- Exercise task
Reproduce the listing exactly, with no pictures in your copy.

******************************

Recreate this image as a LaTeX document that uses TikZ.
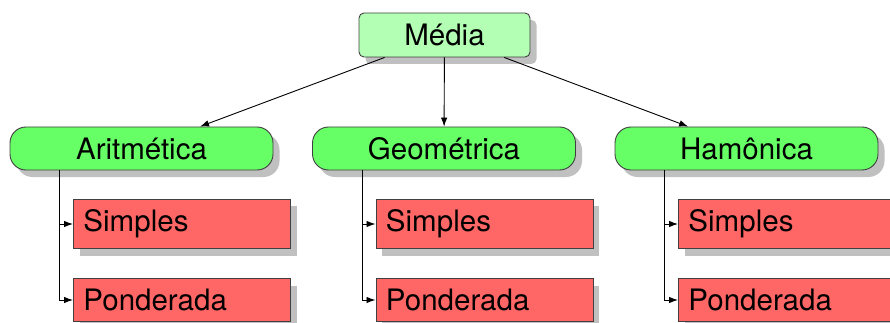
\documentclass[tikz,border=0pt]{standalone}
\usepackage{fontspec}
\setmainfont{TeX Gyre Heros}
\usetikzlibrary{arrows.meta, positioning, shadows}

\definecolor{topgreen}{HTML}{B3FFB3}
\definecolor{kindgreen}{HTML}{66FF66}
\definecolor{leafred}{HTML}{FF6666}
\definecolor{shadowgray}{HTML}{C0C0C0}

\tikzset{
  boxshadow/.style={drop shadow={shadow xshift=6.5pt, shadow yshift=-7pt, fill=shadowgray, opacity=1}},
  basebox/.style={draw=black!75, line width=0.9pt, boxshadow,
    font=\fontsize{29.5}{35}\selectfont},
  topbox/.style={basebox, fill=topgreen, rounded corners=5pt,
    minimum width=171pt, minimum height=44pt},
  kindbox/.style={basebox, fill=kindgreen, rounded corners=16pt,
    minimum width=263pt, minimum height=43pt},
  leafbox/.style={basebox, fill=leafred, text width=197pt, align=left,
    inner xsep=10pt, inner ysep=10.5pt, anchor=west},
}

\begin{document}
\begin{tikzpicture}[x=1pt, y=-1pt, line width=0.9pt,
  >={Latex[length=9pt,width=6.5pt]}]

\useasboundingbox (0,0) rectangle (890,323);

% Root
\node[topbox] (media) at (444.5,35) {Média};

% Kinds of mean, each with its two variants
\foreach \name/\kind/\cx in {arit/Aritmética/141.5, geom/Geométrica/444, harm/Hamônica/746.5} {
  \node[kindbox] (\name) at (\cx,148.5) {\kind};
  \node[leafbox] (\name-s) at (\cx-68.5,224) {Simples};
  \node[leafbox] (\name-p) at (\cx-68.5,300) {Ponderada};

  \draw[->] ([xshift=50pt]\name.south west) |- (\name-s.west);
  \draw[->] ([xshift=50pt]\name.south west) |- (\name-p.west);

  \draw[->] (media) -- (\name);
}

\end{tikzpicture}
\end{document}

******************************

- Result of this exercise
Recreate this image as a LaTeX document that uses TikZ.
\documentclass[tikz,border=0pt]{standalone}
\usepackage{fontspec}
\setmainfont{TeX Gyre Heros}
\usetikzlibrary{arrows.meta, positioning, shadows}

\definecolor{topgreen}{HTML}{B3FFB3}
\definecolor{kindgreen}{HTML}{66FF66}
\definecolor{leafred}{HTML}{FF6666}
\definecolor{shadowgray}{HTML}{C0C0C0}

\tikzset{
  boxshadow/.style={drop shadow={shadow xshift=6.5pt, shadow yshift=-7pt, fill=shadowgray, opacity=1}},
  basebox/.style={draw=black!75, line width=0.9pt, boxshadow,
    font=\fontsize{29.5}{35}\selectfont},
  topbox/.style={basebox, fill=topgreen, rounded corners=5pt,
    minimum width=171pt, minimum height=44pt},
  kindbox/.style={basebox, fill=kindgreen, rounded corners=16pt,
    minimum width=263pt, minimum height=43pt},
  leafbox/.style={basebox, fill=leafred, text width=197pt, align=left,
    inner xsep=10pt, inner ysep=10.5pt, anchor=west},
}

\begin{document}
\begin{tikzpicture}[x=1pt, y=-1pt, line width=0.9pt,
  >={Latex[length=9pt,width=6.5pt]}]

\useasboundingbox (0,0) rectangle (890,323);

% Root
\node[topbox] (media) at (444.5,35) {Média};

% Kinds of mean, each with its two variants
\foreach \name/\kind/\cx in {arit/Aritmética/141.5, geom/Geométrica/444, harm/Hamônica/746.5} {
  \node[kindbox] (\name) at (\cx,148.5) {\kind};
  \node[leafbox] (\name-s) at (\cx-68.5,224) {Simples};
  \node[leafbox] (\name-p) at (\cx-68.5,300) {Ponderada};

  \draw[->] ([xshift=50pt]\name.south west) |- (\name-s.west);
  \draw[->] ([xshift=50pt]\name.south west) |- (\name-p.west);

  \draw[->] (media) -- (\name);
}

\end{tikzpicture}
\end{document}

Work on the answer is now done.